## Goal
In the lines below, output everything from the first line through the line containing "13.25, 14.18, 14.7];" exactly as it is. Pictures are not part of the output.

*** Material for this task ***

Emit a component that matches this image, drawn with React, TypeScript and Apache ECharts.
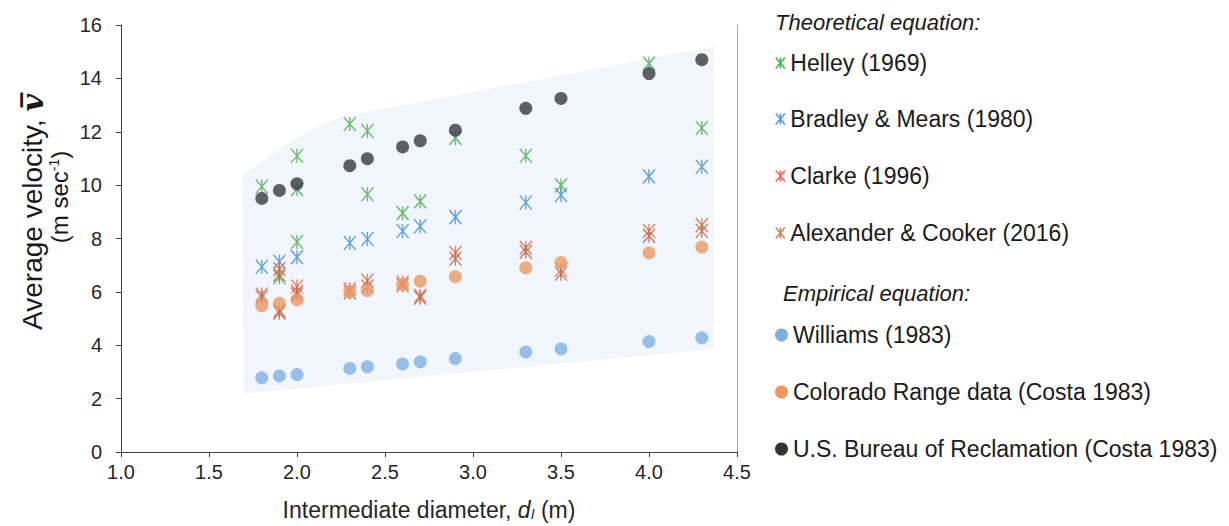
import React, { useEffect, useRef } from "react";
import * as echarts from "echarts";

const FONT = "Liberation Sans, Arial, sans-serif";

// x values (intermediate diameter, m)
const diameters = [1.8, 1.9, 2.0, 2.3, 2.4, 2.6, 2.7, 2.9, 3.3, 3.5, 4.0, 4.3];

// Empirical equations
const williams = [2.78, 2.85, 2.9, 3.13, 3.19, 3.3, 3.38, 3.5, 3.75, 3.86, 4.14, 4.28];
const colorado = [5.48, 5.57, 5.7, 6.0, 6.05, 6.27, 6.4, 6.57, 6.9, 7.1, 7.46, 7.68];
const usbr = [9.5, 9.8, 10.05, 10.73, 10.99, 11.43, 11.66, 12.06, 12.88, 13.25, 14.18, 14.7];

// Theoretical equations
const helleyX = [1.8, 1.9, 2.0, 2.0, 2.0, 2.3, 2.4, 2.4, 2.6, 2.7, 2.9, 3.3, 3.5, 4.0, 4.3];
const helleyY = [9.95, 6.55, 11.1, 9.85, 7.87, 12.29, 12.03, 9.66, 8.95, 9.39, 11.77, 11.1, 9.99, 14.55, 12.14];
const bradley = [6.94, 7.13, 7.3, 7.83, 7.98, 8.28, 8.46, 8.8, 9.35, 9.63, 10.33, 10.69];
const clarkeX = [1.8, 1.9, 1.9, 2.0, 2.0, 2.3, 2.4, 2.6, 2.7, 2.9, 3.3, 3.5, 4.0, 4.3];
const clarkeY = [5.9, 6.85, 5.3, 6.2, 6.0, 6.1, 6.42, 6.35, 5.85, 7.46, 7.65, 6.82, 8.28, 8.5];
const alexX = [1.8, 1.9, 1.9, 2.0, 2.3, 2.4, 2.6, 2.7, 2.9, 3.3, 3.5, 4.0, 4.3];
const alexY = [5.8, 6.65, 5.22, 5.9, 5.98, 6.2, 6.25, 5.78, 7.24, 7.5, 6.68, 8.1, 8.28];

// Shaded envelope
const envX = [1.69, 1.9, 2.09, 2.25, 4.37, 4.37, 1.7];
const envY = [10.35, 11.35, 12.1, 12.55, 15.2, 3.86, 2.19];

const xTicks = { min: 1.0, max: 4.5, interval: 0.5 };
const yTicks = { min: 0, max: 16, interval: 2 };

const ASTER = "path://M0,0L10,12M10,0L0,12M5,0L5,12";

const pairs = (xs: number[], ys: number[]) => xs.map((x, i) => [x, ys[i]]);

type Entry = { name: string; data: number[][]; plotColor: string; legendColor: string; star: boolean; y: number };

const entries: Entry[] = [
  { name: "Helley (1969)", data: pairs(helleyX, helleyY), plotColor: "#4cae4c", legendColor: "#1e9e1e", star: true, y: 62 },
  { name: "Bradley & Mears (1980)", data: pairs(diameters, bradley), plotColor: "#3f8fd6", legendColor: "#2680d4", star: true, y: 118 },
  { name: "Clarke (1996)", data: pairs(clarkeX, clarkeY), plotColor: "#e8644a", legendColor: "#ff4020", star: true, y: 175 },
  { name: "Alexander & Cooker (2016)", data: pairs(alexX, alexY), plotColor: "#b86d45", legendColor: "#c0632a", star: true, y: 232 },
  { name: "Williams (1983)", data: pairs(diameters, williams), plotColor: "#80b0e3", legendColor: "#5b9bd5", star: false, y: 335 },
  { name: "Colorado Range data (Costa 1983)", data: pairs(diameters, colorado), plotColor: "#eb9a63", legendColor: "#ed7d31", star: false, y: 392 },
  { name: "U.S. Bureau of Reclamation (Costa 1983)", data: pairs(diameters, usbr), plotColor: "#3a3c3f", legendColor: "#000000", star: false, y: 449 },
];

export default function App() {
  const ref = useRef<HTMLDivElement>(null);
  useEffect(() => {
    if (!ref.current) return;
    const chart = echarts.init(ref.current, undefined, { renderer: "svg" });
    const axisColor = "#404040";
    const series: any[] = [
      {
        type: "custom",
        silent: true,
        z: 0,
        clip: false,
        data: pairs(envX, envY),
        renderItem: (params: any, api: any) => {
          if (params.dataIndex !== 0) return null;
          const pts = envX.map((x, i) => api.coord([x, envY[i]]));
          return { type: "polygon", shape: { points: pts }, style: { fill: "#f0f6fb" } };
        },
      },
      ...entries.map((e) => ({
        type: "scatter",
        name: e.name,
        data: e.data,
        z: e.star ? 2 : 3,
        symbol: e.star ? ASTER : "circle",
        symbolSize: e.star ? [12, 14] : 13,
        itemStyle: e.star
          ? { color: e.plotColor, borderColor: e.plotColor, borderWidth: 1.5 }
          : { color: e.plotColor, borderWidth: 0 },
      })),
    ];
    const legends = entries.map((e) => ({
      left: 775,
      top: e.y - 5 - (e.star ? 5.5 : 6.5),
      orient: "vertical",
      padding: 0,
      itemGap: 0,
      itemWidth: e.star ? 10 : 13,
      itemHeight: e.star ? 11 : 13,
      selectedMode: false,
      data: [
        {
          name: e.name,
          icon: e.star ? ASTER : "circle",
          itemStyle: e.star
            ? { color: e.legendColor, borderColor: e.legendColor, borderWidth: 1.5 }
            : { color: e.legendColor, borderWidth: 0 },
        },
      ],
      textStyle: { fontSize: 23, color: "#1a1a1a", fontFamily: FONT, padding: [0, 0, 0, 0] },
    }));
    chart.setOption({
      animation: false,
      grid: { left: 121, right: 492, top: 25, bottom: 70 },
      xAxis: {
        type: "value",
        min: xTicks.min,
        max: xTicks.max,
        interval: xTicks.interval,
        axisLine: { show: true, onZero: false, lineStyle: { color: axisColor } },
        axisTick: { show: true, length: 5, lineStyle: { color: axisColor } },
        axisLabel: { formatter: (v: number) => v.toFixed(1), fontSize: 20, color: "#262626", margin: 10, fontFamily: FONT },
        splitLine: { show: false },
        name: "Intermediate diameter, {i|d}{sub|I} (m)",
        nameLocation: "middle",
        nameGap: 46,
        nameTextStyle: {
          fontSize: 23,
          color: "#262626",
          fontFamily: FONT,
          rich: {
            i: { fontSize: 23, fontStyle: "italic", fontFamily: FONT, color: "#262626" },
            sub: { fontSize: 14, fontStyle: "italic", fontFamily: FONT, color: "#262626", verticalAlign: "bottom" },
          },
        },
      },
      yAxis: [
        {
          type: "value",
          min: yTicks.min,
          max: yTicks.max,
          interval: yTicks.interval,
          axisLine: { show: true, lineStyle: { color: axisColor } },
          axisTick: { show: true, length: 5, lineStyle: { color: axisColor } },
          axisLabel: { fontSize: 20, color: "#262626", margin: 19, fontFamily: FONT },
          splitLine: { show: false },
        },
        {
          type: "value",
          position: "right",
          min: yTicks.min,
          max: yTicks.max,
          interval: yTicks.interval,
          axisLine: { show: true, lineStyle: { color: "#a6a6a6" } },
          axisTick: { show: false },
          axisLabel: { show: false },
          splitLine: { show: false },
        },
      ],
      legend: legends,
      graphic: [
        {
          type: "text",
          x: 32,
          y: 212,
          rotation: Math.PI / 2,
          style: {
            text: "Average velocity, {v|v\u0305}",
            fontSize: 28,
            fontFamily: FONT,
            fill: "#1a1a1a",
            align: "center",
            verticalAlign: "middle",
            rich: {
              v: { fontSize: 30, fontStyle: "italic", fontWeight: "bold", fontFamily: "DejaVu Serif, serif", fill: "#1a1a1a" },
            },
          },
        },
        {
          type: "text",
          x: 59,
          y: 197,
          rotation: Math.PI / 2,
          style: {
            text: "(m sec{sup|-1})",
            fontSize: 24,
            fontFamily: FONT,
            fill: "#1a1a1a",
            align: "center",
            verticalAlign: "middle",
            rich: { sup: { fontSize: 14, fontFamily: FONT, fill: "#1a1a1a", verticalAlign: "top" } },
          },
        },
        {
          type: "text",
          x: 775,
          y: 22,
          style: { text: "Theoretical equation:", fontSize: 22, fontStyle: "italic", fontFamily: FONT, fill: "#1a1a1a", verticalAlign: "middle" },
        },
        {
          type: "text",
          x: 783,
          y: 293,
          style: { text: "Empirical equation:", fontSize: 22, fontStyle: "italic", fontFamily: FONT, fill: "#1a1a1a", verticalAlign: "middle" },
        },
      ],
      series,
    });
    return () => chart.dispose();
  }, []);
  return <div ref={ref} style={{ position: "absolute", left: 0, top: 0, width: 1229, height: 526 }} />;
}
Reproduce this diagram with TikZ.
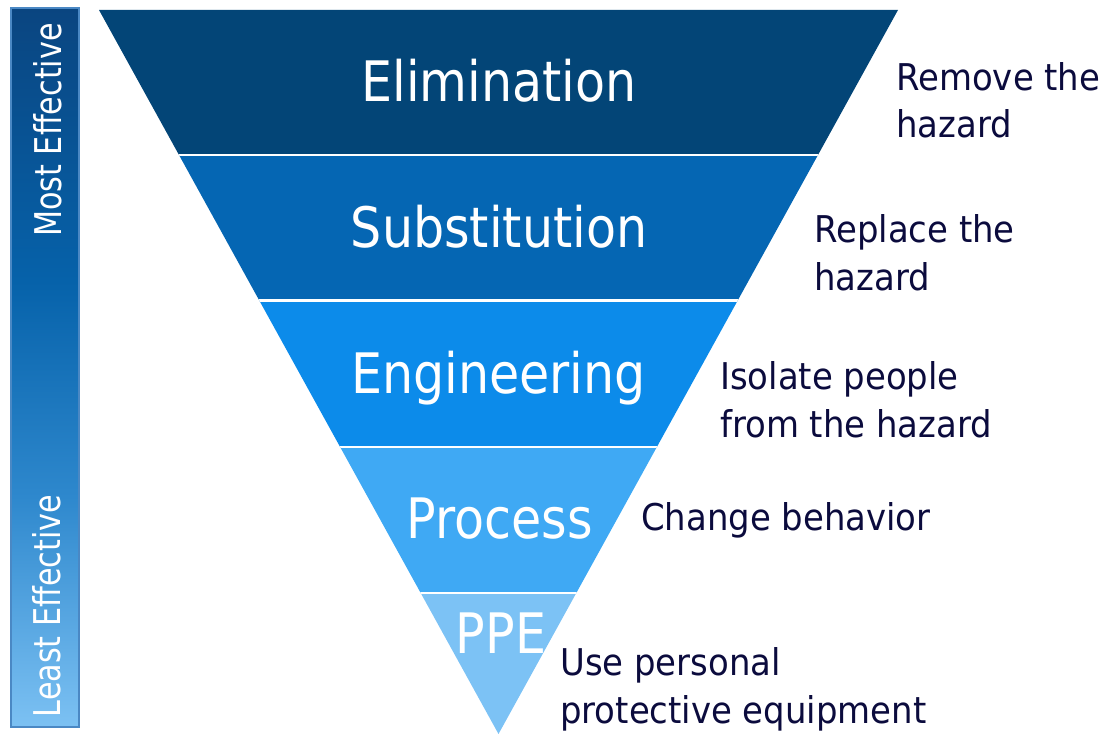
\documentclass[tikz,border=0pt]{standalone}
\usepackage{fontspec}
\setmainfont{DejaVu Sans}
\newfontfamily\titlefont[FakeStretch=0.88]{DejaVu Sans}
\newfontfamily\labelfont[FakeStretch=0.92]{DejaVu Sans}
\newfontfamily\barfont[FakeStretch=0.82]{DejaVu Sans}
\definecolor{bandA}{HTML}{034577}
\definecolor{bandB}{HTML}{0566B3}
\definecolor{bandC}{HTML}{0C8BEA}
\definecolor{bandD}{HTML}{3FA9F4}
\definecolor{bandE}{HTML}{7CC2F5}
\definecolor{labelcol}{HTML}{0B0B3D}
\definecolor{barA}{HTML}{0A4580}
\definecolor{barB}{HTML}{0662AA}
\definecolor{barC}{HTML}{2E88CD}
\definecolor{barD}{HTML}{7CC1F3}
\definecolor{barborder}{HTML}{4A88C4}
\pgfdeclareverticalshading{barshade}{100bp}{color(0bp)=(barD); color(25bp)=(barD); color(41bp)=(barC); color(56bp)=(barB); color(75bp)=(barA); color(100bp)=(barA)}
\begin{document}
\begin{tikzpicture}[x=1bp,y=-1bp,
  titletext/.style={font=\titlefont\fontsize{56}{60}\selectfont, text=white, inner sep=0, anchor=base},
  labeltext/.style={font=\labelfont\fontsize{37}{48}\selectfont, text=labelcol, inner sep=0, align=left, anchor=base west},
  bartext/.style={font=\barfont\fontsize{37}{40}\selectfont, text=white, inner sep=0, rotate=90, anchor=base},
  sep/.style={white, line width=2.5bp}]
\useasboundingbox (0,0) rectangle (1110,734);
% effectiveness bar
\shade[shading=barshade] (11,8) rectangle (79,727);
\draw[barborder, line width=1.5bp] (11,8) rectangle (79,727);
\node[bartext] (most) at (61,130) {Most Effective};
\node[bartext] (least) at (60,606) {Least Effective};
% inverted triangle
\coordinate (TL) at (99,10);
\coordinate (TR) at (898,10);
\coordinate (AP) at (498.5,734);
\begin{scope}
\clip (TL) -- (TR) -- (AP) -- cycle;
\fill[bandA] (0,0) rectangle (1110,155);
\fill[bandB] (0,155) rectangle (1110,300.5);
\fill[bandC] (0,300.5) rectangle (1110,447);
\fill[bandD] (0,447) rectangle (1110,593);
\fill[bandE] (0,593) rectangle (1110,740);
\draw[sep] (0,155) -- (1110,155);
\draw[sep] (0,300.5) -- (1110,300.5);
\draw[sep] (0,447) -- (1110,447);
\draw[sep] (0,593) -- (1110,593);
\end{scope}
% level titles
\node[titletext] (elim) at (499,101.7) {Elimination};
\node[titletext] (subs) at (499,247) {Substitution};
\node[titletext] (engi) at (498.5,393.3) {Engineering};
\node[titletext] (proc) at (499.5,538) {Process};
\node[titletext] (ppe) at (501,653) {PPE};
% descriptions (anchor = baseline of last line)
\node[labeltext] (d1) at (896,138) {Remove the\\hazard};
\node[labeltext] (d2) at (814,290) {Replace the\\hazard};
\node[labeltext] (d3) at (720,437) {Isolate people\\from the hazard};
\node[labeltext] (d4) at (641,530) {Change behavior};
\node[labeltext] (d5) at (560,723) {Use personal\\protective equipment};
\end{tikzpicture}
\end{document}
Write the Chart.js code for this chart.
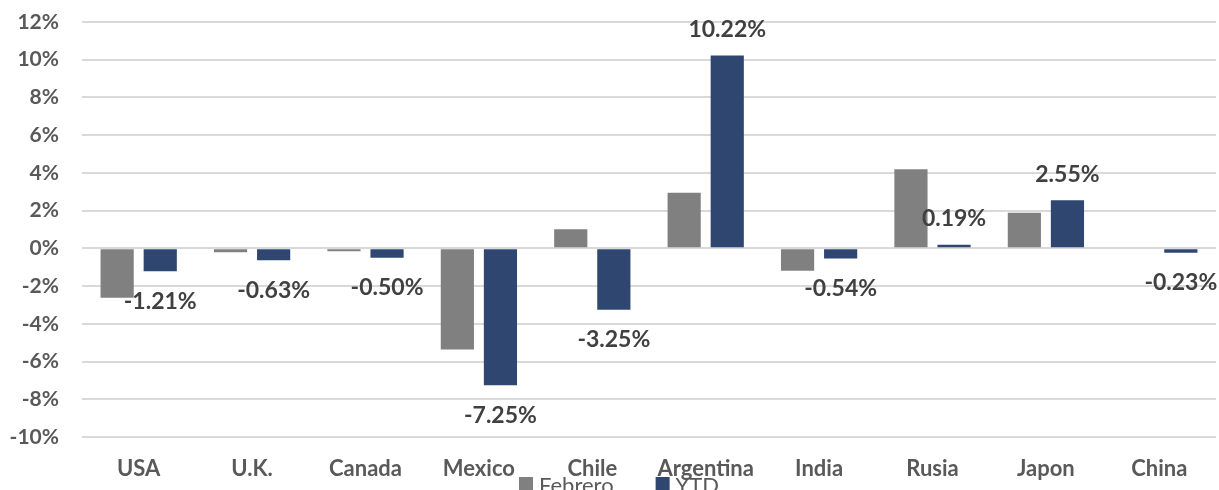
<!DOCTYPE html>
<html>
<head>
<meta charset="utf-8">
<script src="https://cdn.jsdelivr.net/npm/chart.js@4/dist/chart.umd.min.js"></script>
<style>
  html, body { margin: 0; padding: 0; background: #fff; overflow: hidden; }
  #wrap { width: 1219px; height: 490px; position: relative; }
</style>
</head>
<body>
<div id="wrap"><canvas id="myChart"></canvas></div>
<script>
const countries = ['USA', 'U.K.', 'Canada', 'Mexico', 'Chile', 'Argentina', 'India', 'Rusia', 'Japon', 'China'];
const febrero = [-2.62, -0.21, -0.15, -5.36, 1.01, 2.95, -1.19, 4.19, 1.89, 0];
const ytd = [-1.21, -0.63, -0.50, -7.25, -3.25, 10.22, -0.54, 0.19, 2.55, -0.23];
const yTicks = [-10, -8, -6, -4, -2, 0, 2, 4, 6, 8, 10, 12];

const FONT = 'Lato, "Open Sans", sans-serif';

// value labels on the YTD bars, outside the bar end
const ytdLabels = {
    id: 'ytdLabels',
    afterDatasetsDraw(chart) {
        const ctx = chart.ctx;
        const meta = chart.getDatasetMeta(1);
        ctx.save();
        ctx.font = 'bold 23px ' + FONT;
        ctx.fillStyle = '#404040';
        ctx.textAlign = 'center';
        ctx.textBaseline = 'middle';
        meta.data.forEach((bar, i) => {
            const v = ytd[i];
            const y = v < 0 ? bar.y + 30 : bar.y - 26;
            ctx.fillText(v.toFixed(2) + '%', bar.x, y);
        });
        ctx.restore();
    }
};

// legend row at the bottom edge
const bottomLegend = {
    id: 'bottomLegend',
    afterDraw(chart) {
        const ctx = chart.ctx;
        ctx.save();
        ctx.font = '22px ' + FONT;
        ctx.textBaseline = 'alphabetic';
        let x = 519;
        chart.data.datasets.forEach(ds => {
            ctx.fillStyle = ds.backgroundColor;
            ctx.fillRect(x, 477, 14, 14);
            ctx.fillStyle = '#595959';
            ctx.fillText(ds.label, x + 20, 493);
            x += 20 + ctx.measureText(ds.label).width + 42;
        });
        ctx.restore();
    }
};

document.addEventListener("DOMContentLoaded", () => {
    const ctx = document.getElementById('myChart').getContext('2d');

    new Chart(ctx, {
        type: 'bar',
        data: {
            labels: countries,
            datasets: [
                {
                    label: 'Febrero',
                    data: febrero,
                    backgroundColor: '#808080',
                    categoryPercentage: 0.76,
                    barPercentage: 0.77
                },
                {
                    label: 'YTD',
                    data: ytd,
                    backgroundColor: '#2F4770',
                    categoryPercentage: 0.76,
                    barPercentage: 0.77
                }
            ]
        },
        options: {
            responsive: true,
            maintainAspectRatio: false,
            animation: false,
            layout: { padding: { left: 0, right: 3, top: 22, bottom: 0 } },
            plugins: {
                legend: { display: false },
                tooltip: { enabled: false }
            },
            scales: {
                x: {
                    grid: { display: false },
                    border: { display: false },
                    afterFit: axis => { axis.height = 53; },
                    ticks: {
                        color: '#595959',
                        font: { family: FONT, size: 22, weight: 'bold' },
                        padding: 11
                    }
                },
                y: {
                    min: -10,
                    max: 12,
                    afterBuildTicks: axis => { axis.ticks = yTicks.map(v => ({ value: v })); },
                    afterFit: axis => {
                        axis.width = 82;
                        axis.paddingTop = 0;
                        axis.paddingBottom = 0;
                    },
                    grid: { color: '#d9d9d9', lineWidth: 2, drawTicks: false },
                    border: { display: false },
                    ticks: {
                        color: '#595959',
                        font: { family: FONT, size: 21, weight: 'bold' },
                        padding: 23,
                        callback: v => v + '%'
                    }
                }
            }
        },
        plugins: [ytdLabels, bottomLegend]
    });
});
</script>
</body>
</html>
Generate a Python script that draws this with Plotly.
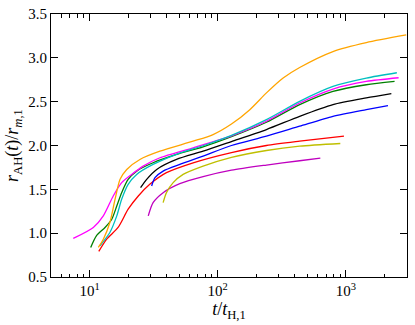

***

## Full response
Emit a component that matches this image, drawn with React, TypeScript and Apache ECharts.
import React, { useEffect, useRef } from "react";
import * as echarts from "echarts";

const FONT = "Liberation Sans, Arial, sans-serif";

// x values (intermediate diameter, m)
const diameters = [1.8, 1.9, 2.0, 2.3, 2.4, 2.6, 2.7, 2.9, 3.3, 3.5, 4.0, 4.3];

// Empirical equations
const williams = [2.78, 2.85, 2.9, 3.13, 3.19, 3.3, 3.38, 3.5, 3.75, 3.86, 4.14, 4.28];
const colorado = [5.48, 5.57, 5.7, 6.0, 6.05, 6.27, 6.4, 6.57, 6.9, 7.1, 7.46, 7.68];
const usbr = [9.5, 9.8, 10.05, 10.73, 10.99, 11.43, 11.66, 12.06, 12.88, 13.25, 14.18, 14.7];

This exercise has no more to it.